Xi es al miso tiempo algo así como el anti-Gorbachov: quiere evitar por todos los medios lo ocurrido en la última etapa de la Unión Soviética bajo su último presidente, a quien el actual líder del Kremlin acusa de haber sido el responsable de la desintegración del país.

Como señala uno de los mejores conocedores de la URSS, el ex primer ministro laborista australiano Kevin Rudd, que trabajó algún tiempo como diplomático en Pekín, Xi está convencido de que si no se pone límites al sector privado, éste acabará tomando el control, algo que él está decidido a evitar.

Por lo que se refiere a la guerra de Ucrania, los observadores internacionales han tomado nota de un cierto distanciamiento de Pekín con respecto al Kremlin pese a la mutua amistad que profesan ambos gobiernos.

En declaraciones al semanario alemán Der Spiegel, Rudd considera, sin embargo, que desde la anexión rusa de Crimea, Putin y Xi han desarrollado una relación muy estrecha tanto “personal y política como estratégica”.

Putin quiere permanecer en el Kremlin hasta el año 2036 y el político australiano cree que Xi seguirá el frente de China hasta el vigesimotercer congreso del Partido Comunista en 2037, cuando habrá cumplido 84 años.

“No veo, pues, en los quince próximos años nada capaz de enturbiar esa relación.
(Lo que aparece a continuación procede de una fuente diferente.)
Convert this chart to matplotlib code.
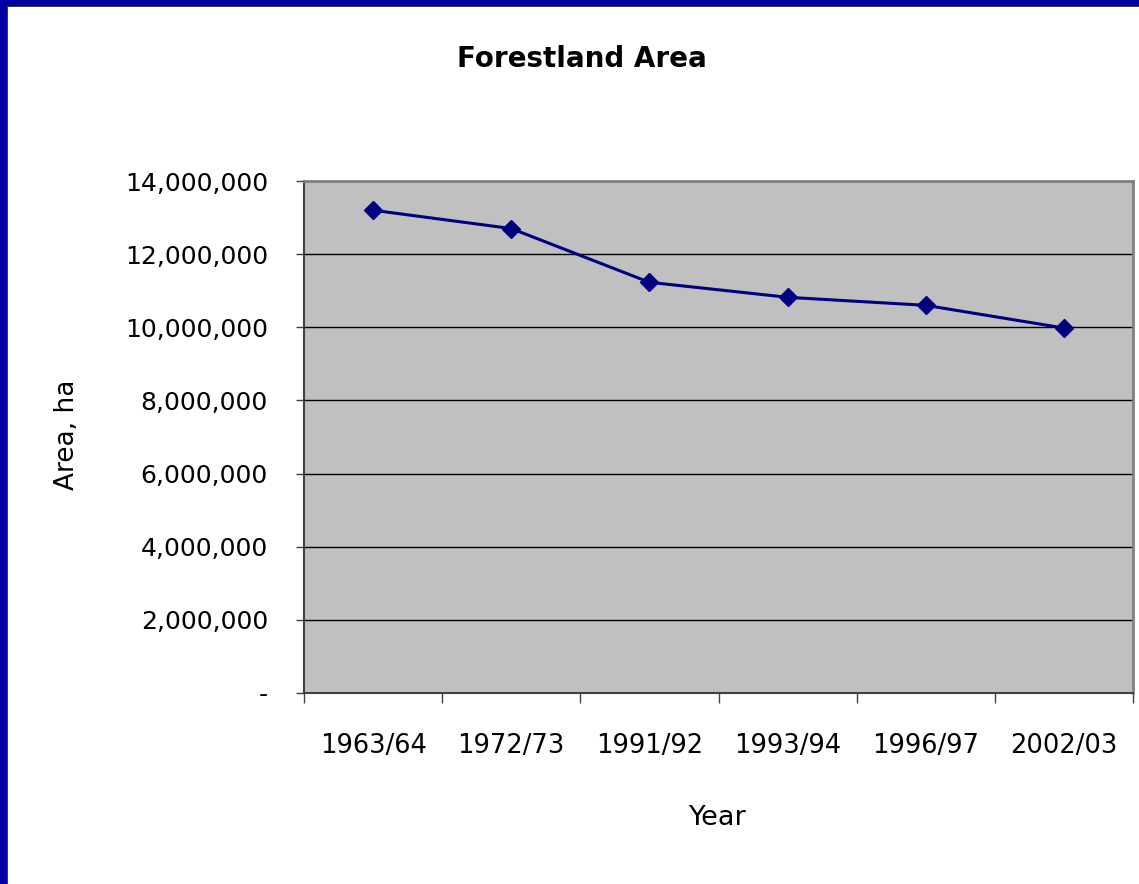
import matplotlib.pyplot as plt
from matplotlib.patches import Rectangle
from matplotlib.ticker import FuncFormatter

# Data
years = ["1963/64", "1972/73", "1991/92", "1993/94", "1996/97", "2002/03"]
area_ha = [13200000, 12700000, 11230000, 10820000, 10600000, 9980000]

W, H = 1139, 884
fig = plt.figure(figsize=(W / 100, H / 100), dpi=100)
fig.patch.set_facecolor("white")

# blue frame on left and top edges
fig.patches.append(Rectangle((0, 0), 7 / W, 1, transform=fig.transFigure,
                             facecolor="#0000A0", edgecolor="none", zorder=0))
fig.patches.append(Rectangle((0, 1 - 6 / H), 1, 6 / H, transform=fig.transFigure,
                             facecolor="#0000A0", edgecolor="none", zorder=0))
fig.patches.append(Rectangle((7 / W, 0), 1 / W, 1 - 6 / H, transform=fig.transFigure,
                             facecolor="#404040", edgecolor="none", zorder=0))
fig.patches.append(Rectangle((7 / W, 1 - 7 / H), 1, 1 / H, transform=fig.transFigure,
                             facecolor="#404040", edgecolor="none", zorder=0))

ax = fig.add_axes([304 / W, 191 / H, (1133 - 304) / W, (693 - 181) / H])
ax.set_facecolor("#C0C0C0")

x = list(range(len(years)))
ax.plot(x, area_ha, color="#000080", linewidth=2.2, marker="D", markersize=9,
        zorder=3)

ax.set_xlim(-0.5, len(years) - 0.5)
ax.set_ylim(0, 14000000)
ax.set_yticks(range(0, 14000001, 2000000))
ax.yaxis.set_major_formatter(FuncFormatter(lambda v, p: "-" if v == 0 else f"{int(v):,}"))
ax.grid(axis="y", color="black", linewidth=1)
ax.set_axisbelow(True)

# boundary ticks, labels centred between them
ax.set_xticks([i - 0.5 for i in range(len(years) + 1)])
ax.set_xticklabels([])
ax.set_xticks(x, minor=True)
ax.set_xticklabels(years, minor=True)
ax.tick_params(axis="x", which="major", length=7, width=1, color="#404040")
ax.tick_params(axis="x", which="minor", length=0, pad=29, labelsize=18.5)
ax.tick_params(axis="y", length=6, width=1, color="#404040", pad=20, labelsize=18)

for side in ["left", "bottom"]:
    ax.spines[side].set_color("#404040")
    ax.spines[side].set_linewidth(1.5)
for side in ["top", "right"]:
    ax.spines[side].set_color("#808080")
    ax.spines[side].set_linewidth(2)

fig.text(582 / W, 1 - 59 / H, "Forestland Area", ha="center", va="center",
         fontsize=20, fontweight="bold")
fig.text(718 / W, 1 - 818 / H, "Year", ha="center", va="center", fontsize=19.5)
fig.text(67 / W, 1 - 435 / H, "Area, ha", ha="center", va="center",
         rotation=90, fontsize=19)

fig.savefig("out.png", dpi=100)
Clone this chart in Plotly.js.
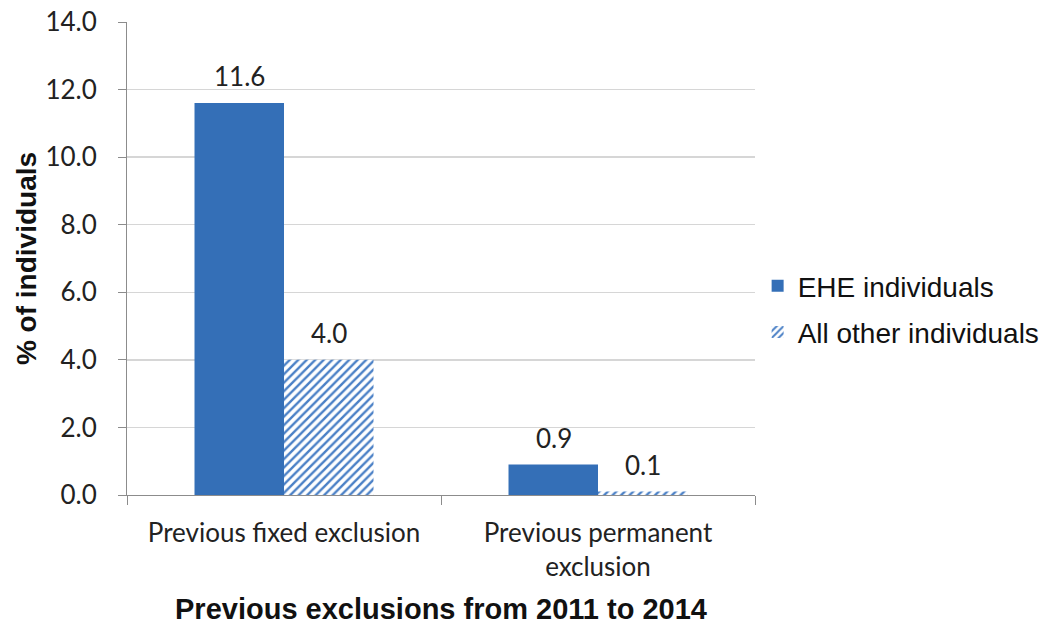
<!DOCTYPE html>
<html>
<head>
<meta charset="utf-8">
<script src="https://cdn.plot.ly/plotly-3.0.1.min.js"></script>
<style>html,body{margin:0;padding:0;background:#fff;}#chart{width:1045px;height:628px;}</style>
</head>
<body>
<div id="chart"></div>
<script>
const categories = ["Previous fixed exclusion", "Previous permanent<br>exclusion"];
const seriesNames = ["EHE individuals", "All other individuals"];
const eheValues = [11.6, 0.9];
const otherValues = [4.0, 0.1];
const yTickValues = [0, 2, 4, 6, 8, 10, 12, 14];
const yTickLabels = ["0.0", "2.0", "4.0", "6.0", "8.0", "10.0", "12.0", "14.0"];

const labelFont = {family: "Lato, 'Open Sans', sans-serif", size: 26, color: "#222"};
const arialBold = {family: "'Liberation Sans', Arial, sans-serif", size: 29, color: "#111", weight: "bold"};

const traces = [
  {
    type: "bar", name: seriesNames[0], x: categories, y: eheValues,
    legendgroup: "a",
    marker: {color: "#346fb7", line: {width: 0}},
    hoverinfo: "skip"
  },
  {
    type: "bar", name: seriesNames[1], x: categories, y: otherValues,
    legendgroup: "b",
    marker: {color: "#ffffff", line: {width: 0},
      pattern: {shape: "/", fgcolor: "#4a80c6", bgcolor: "#ffffff", size: 6, solidity: 0.4}},
    hoverinfo: "skip"
  }
];

// data labels, placed at each bar top through the axes
const halfBar = 44.5;
const annotations = [];
[eheValues, otherValues].forEach((vals, s) => {
  vals.forEach((v, i) => {
    annotations.push({
      x: categories[i], y: v, xref: "x", yref: "y",
      text: v.toFixed(1), showarrow: false,
      xshift: s === 0 ? -halfBar : halfBar, yshift: 9,
      yanchor: "bottom", font: labelFont
    });
  });
});

const layout = {
  width: 1045, height: 628,
  margin: {l: 127, r: 290, t: 22, b: 133},
  paper_bgcolor: "#fff", plot_bgcolor: "#fff",
  barmode: "group", bargap: 0.43, bargroupgap: 0,
  showlegend: true,
  legend: {xref: "container", yref: "container", x: 0.725, xanchor: "left", y: 0.508, yanchor: "middle",
    font: {family: "'Liberation Sans', Arial, sans-serif", size: 28, color: "#111"},
    traceorder: "grouped", tracegroupgap: 7, itemwidth: 30},
  annotations: annotations,
  xaxis: {
    type: "category", tickson: "boundaries", ticks: "outside", ticklen: 9,
    tickcolor: "#8c8c8c", showline: true, linecolor: "#8c8c8c", linewidth: 1,
    showgrid: false, tickfont: labelFont, ticklabelstandoff: 15,
    title: {text: "Previous exclusions from 2011 to 2014", standoff: 17, font: arialBold}
  },
  yaxis: {
    range: [0, 14], tickvals: yTickValues, ticktext: yTickLabels,
    ticks: "outside", ticklen: 8, tickcolor: "#8c8c8c",
    showline: true, linecolor: "#8c8c8c", linewidth: 1,
    showgrid: true, gridcolor: "#d6d6d6", gridwidth: 1.3, zeroline: false,
    tickfont: labelFont, ticklabelstandoff: 16,
    title: {text: "% of individuals", standoff: 0,
      font: {family: "'Liberation Sans', Arial, sans-serif", size: 28, color: "#111", weight: "bold"}}
  },
  font: labelFont
};

Plotly.newPlot("chart", traces, layout, {displayModeBar: false, staticPlot: true});
</script>
</body>
</html>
Sobre todo, explica Rudd, por razones estratégicas: Rusia es para Pekín un factor de perturbación decisivo para desviar la atención de EEUU de la región del Pacífico y mantener a su principal rival ocupado con otras guerras como las de Ucrania, Siria o Libia.

Además Rusia tiene las materias primas que necesita el gigante asiático y que, por culpa de la guerra de Ucrania, no irán ya a Europa, su mercado más importante hasta la invasión rusa.

En opinión del ex primer ministro australiano, el gran objetivo de Xi es impulsar al máximo las exportaciones y volver al resto del mundo cada vez más dependiente de China.

Una vez que otros Estados hayan sido absorbidos por su campo gravitatorio, les será más difícil enfrentarse a Pekín en temas como los derechos humanos o Taiwán, la isla rebelde que Xi quiere recuperar un día bien por la vía pacífica, bien por las armas si se vuelve necesario.